In “Oregon’s New Minimum Wage Will Cause Unemployment,” Tim Worstall, a contributor to Forbes, argued that the government’s move establishing higher minimum wages retards job creation.

However, for labor advocates, including those who propose higher wages with a macroeconomic angle, the move to raise workers’ salaries is overdue.

Catherine Reutschlin, a visiting professor of economics at at the University of Missouri-Kansas City and a fellow at Demos, argues in a study posted on Demos that increasing wages in the retail would not only lift close to a million people out of poverty, but also would lead a multiplier effect and creation of 1000,00 jobs. That’s because all their extra income would go back into the economy.

“Families living in or near poverty spend close to 100 percent of their income just to meet their basic needs, so when they receive an extra dollar in pay, they spend it on goods or services that were out of reach before. This ongoing unmet need makes low-income households more likely to spend new earnings immediately – channeling any addition to their income right back into the economy, creating growth and jobs.”

She also argues that the retailers would benefit from raising their employees wages.

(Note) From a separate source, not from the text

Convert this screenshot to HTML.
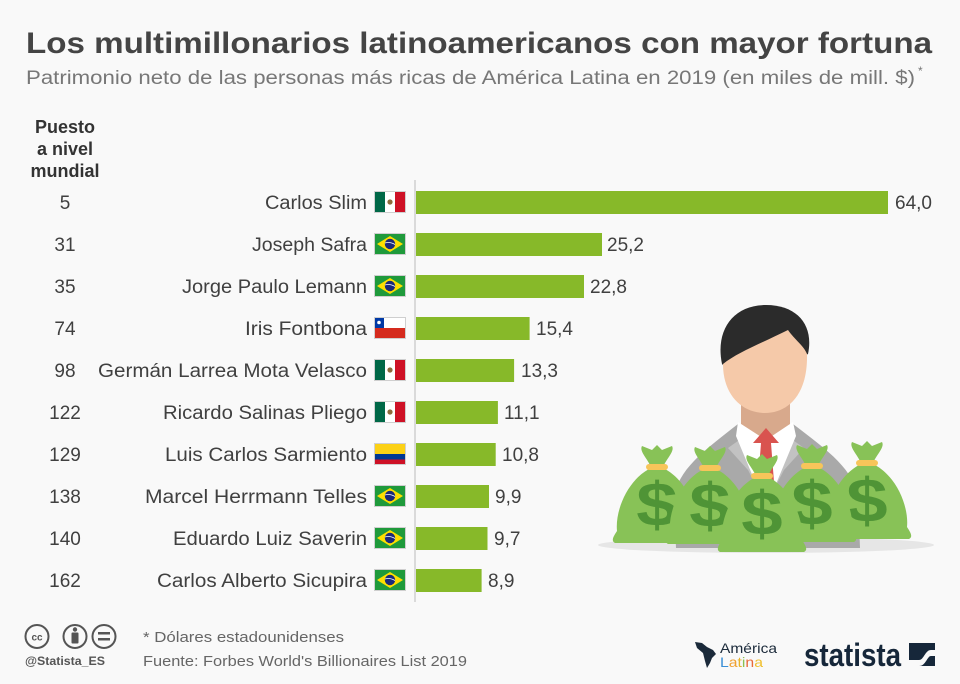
<!DOCTYPE html>
<html>
<head>
<meta charset="utf-8">
<style>
html,body{margin:0;padding:0;background:#f9f9f9;}
svg{display:block;}
text{font-family:"Liberation Sans",sans-serif;}
</style>
</head>
<body>
<svg width="960" height="684" viewBox="0 0 960 684" xmlns="http://www.w3.org/2000/svg">
<rect x="0" y="0" width="960" height="684" fill="#f9f9f9"/>

<!-- Title -->
<text x="26" y="53" font-size="30" font-weight="bold" fill="#444" textLength="906" lengthAdjust="spacingAndGlyphs">Los multimillonarios latinoamericanos con mayor fortuna</text>
<text x="26" y="84" font-size="19" fill="#777" textLength="889" lengthAdjust="spacingAndGlyphs">Patrimonio neto de las personas más ricas de América Latina en 2019 (en miles de mill. $)</text>
<text x="918" y="75" font-size="12" fill="#777">*</text>

<!-- Column header -->
<g font-size="18" font-weight="bold" fill="#333" text-anchor="middle">
<text x="65" y="133">Puesto</text>
<text x="65" y="155">a nivel</text>
<text x="65" y="177">mundial</text>
</g>

<!-- axis -->
<line x1="415" y1="180" x2="415" y2="602" stroke="#cfcfcf" stroke-width="1.5"/>

<defs>
<g id="mx">
<rect x="0" y="0" width="32" height="22" fill="#fff"/>
<rect x="0" y="0" width="11" height="22" fill="#006847"/>
<rect x="21" y="0" width="11" height="22" fill="#ce1126"/>
<circle cx="16" cy="11" r="2.6" fill="#8c6a3a"/>
<rect x="0.5" y="0.5" width="31" height="21" fill="none" stroke="#cfcfcf"/>
</g>
<g id="br">
<rect x="0" y="0" width="32" height="22" fill="#1f9a3b"/>
<polygon points="16,3 29,11 16,19 3,11" fill="#fedf00"/>
<circle cx="16" cy="11" r="5.2" fill="#1b2a7a"/>
<path d="M11,10 Q16,8.5 21,11.5" stroke="#fff" stroke-width="0.8" fill="none"/>
<rect x="0.5" y="0.5" width="31" height="21" fill="none" stroke="#cfcfcf"/>
</g>
<g id="cl">
<rect x="0" y="0" width="32" height="11" fill="#fff"/>
<rect x="0" y="11" width="32" height="11" fill="#d52b1e"/>
<rect x="0" y="0" width="10" height="11" fill="#0039a6"/>
<circle cx="5" cy="5.5" r="1.8" fill="#fff"/>
<rect x="0.5" y="0.5" width="31" height="21" fill="none" stroke="#cfcfcf"/>
</g>
<g id="co">
<rect x="0" y="0" width="32" height="11" fill="#fcd116"/>
<rect x="0" y="11" width="32" height="5.5" fill="#003893"/>
<rect x="0" y="16.5" width="32" height="5.5" fill="#ce1126"/>
<rect x="0.5" y="0.5" width="31" height="21" fill="none" stroke="#cfcfcf"/>
</g>
</defs>

<!-- Rows -->
<g font-size="19" fill="#404040">
<text x="65" y="209" text-anchor="middle">5</text>
<text x="265" y="209" textLength="102" lengthAdjust="spacingAndGlyphs">Carlos Slim</text>
<use href="#mx" x="374" y="191"/>
<rect x="416" y="191" width="472" height="23" fill="#87b929"/>
<text x="895" y="209">64,0</text>

<text x="65" y="251" text-anchor="middle">31</text>
<text x="252" y="251" textLength="115" lengthAdjust="spacingAndGlyphs">Joseph Safra</text>
<use href="#br" x="374" y="233"/>
<rect x="416" y="233" width="186" height="23" fill="#87b929"/>
<text x="607" y="251">25,2</text>

<text x="65" y="293" text-anchor="middle">35</text>
<text x="182" y="293" textLength="185" lengthAdjust="spacingAndGlyphs">Jorge Paulo Lemann</text>
<use href="#br" x="374" y="275"/>
<rect x="416" y="275" width="168" height="23" fill="#87b929"/>
<text x="590" y="293">22,8</text>

<text x="65" y="335" text-anchor="middle">74</text>
<text x="245" y="335" textLength="122" lengthAdjust="spacingAndGlyphs">Iris Fontbona</text>
<use href="#cl" x="374" y="317"/>
<rect x="416" y="317" width="113.6" height="23" fill="#87b929"/>
<text x="536" y="335">15,4</text>

<text x="65" y="377" text-anchor="middle">98</text>
<text x="98" y="377" textLength="269" lengthAdjust="spacingAndGlyphs">Germán Larrea Mota Velasco</text>
<use href="#mx" x="374" y="359"/>
<rect x="416" y="359" width="98.1" height="23" fill="#87b929"/>
<text x="521" y="377">13,3</text>

<text x="65" y="419" text-anchor="middle">122</text>
<text x="163" y="419" textLength="204" lengthAdjust="spacingAndGlyphs">Ricardo Salinas Pliego</text>
<use href="#mx" x="374" y="401"/>
<rect x="416" y="401" width="81.9" height="23" fill="#87b929"/>
<text x="504" y="419">11,1</text>

<text x="65" y="461" text-anchor="middle">129</text>
<text x="165" y="461" textLength="202" lengthAdjust="spacingAndGlyphs">Luis Carlos Sarmiento</text>
<use href="#co" x="374" y="443"/>
<rect x="416" y="443" width="79.7" height="23" fill="#87b929"/>
<text x="502" y="461">10,8</text>

<text x="65" y="503" text-anchor="middle">138</text>
<text x="145" y="503" textLength="222" lengthAdjust="spacingAndGlyphs">Marcel Herrmann Telles</text>
<use href="#br" x="374" y="485"/>
<rect x="416" y="485" width="73" height="23" fill="#87b929"/>
<text x="495" y="503">9,9</text>

<text x="65" y="545" text-anchor="middle">140</text>
<text x="173" y="545" textLength="194" lengthAdjust="spacingAndGlyphs">Eduardo Luiz Saverin</text>
<use href="#br" x="374" y="527"/>
<rect x="416" y="527" width="71.5" height="23" fill="#87b929"/>
<text x="494" y="545">9,7</text>

<text x="65" y="587" text-anchor="middle">162</text>
<text x="157" y="587" textLength="210" lengthAdjust="spacingAndGlyphs">Carlos Alberto Sicupira</text>
<use href="#br" x="374" y="569"/>
<rect x="416" y="569" width="65.6" height="23" fill="#87b929"/>
<text x="488" y="587">8,9</text>
</g>

<!-- Illustration -->
<ellipse cx="766" cy="545" rx="168" ry="8" fill="#e6e6e6"/>
<path d="M676,548 L674,498 C678,470 702,452 738,424 L766,440 L793,424 C830,452 854,470 858,498 L860,548 Z" fill="#a9a9a9"/>
<path d="M738,424 L766,505 L748,470 L728,448 L742,438 Z" fill="#c2c2c2"/>
<path d="M793,424 L766,505 L784,470 L804,448 L790,438 Z" fill="#c2c2c2"/>
<path d="M741,392 L790,392 L790,428 L766,440 L741,428 Z" fill="#d8a98c"/>
<path d="M738,422 L766,440 L793,422 L796,436 L766,508 L736,436 Z" fill="#ffffff"/>
<path d="M766,428 L779,443 L771,443 L775,495 L766,505 L757,495 L761,443 L753,443 Z" fill="#d9534f"/>
<path d="M722,364 C715,330 733,305 766,305 C798,305 814,326 808,354 L796,360 L730,372 Z" fill="#2b2b2b"/>
<path d="M723,364 C738,352 762,343 788,330 C795,340 804,346 807,354 C808,396 787,413 765,413 C743,413 723,396 723,364 Z" fill="#f5c9a9"/>

<defs>
<g id="bag">
<path d="M-8,2 C-30,14 -42,44 -40,64 C-44,70 -46,74 -42,76 L42,76 C46,74 44,70 40,64 C42,44 30,14 8,2 Z" fill="#88c257"/>
<path d="M-6,0 C-10,-9 -18,-16 -15,-21 L-5,-17 L0,-22 L5,-17 L15,-21 C18,-16 10,-9 6,0 Z" fill="#88c257"/>
<rect x="-11" y="-3" width="22" height="6" rx="3" fill="#f7c55a"/>
<text x="0" y="59" text-anchor="middle" font-size="62" font-weight="bold" fill="#4f9436" transform="scale(1.2,1)" style="font-family:'Liberation Sans',sans-serif">$</text>
</g>
</defs>
<use href="#bag" x="657" y="467"/>
<use href="#bag" x="867" y="463"/>
<use href="#bag" x="710" y="468"/>
<use href="#bag" x="812" y="466"/>
<use href="#bag" x="762" y="476"/>

<!-- Footer -->
<g fill="none" stroke="#555" stroke-width="2">
<circle cx="37" cy="636.5" r="11.5"/>
<circle cx="75" cy="636.5" r="11.5"/>
<circle cx="104" cy="636.5" r="11.5"/>
</g>
<text x="37" y="640.5" text-anchor="middle" font-size="10" font-weight="bold" fill="#555">cc</text>
<circle cx="75" cy="629.5" r="2.2" fill="#555"/>
<rect x="71.5" y="632.5" width="7" height="11" rx="1" fill="#555"/>
<rect x="98" y="632" width="12" height="2.5" fill="#555"/>
<rect x="98" y="638" width="12" height="2.5" fill="#555"/>
<text x="25" y="665" font-size="12" font-weight="bold" fill="#555" textLength="80" lengthAdjust="spacingAndGlyphs">@Statista_ES</text>
<text x="143" y="642" font-size="15" fill="#666" textLength="201" lengthAdjust="spacingAndGlyphs">* Dólares estadounidenses</text>
<text x="143" y="666" font-size="15" fill="#666" textLength="324" lengthAdjust="spacingAndGlyphs">Fuente: Forbes World's Billionaires List 2019</text>

<path d="M695,642 L702,643 L707,647 L713,650 L716,654 L712,658 L710,663 L707,668 L705,661 L703,653 L697,648 Z" fill="#1b2a3a"/>
<text x="720" y="653" font-size="14" fill="#1b2a3a" textLength="57" lengthAdjust="spacingAndGlyphs">América</text>
<text x="720" y="667" font-size="14" textLength="43" lengthAdjust="spacingAndGlyphs"><tspan fill="#3a8fd6">L</tspan><tspan fill="#f0a030">a</tspan><tspan fill="#e8b32a">t</tspan><tspan fill="#8cc152">i</tspan><tspan fill="#e86b3a">n</tspan><tspan fill="#f0c030">a</tspan></text>

<text x="804" y="666" font-size="32" font-weight="bold" fill="#16273a" textLength="97" lengthAdjust="spacingAndGlyphs">statista</text>
<rect x="909" y="643" width="26" height="23" fill="#16273a"/>
<path d="M909,660 L919,660 C924,660 925,650 931,650 L935,650 L935,656 L931,656 C927,656 926,666 919,666 L909,666 Z" fill="#f9f9f9"/>
</svg>
</body>
</html>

“Increased purchasing power of low-wage workers would generate $4 (billion) to $5 billion in additional annual sales for the sector. Much of the increased consumer spending by low-wage workers after the raise will return to the very firms that offered the raise. The average American household allocates 20 percent of their total expenditures toward retail goods, but for low-income households that proportion is higher.5 A raise for workers at large stores would bring billions of dollars in added retail spending back to the sector.”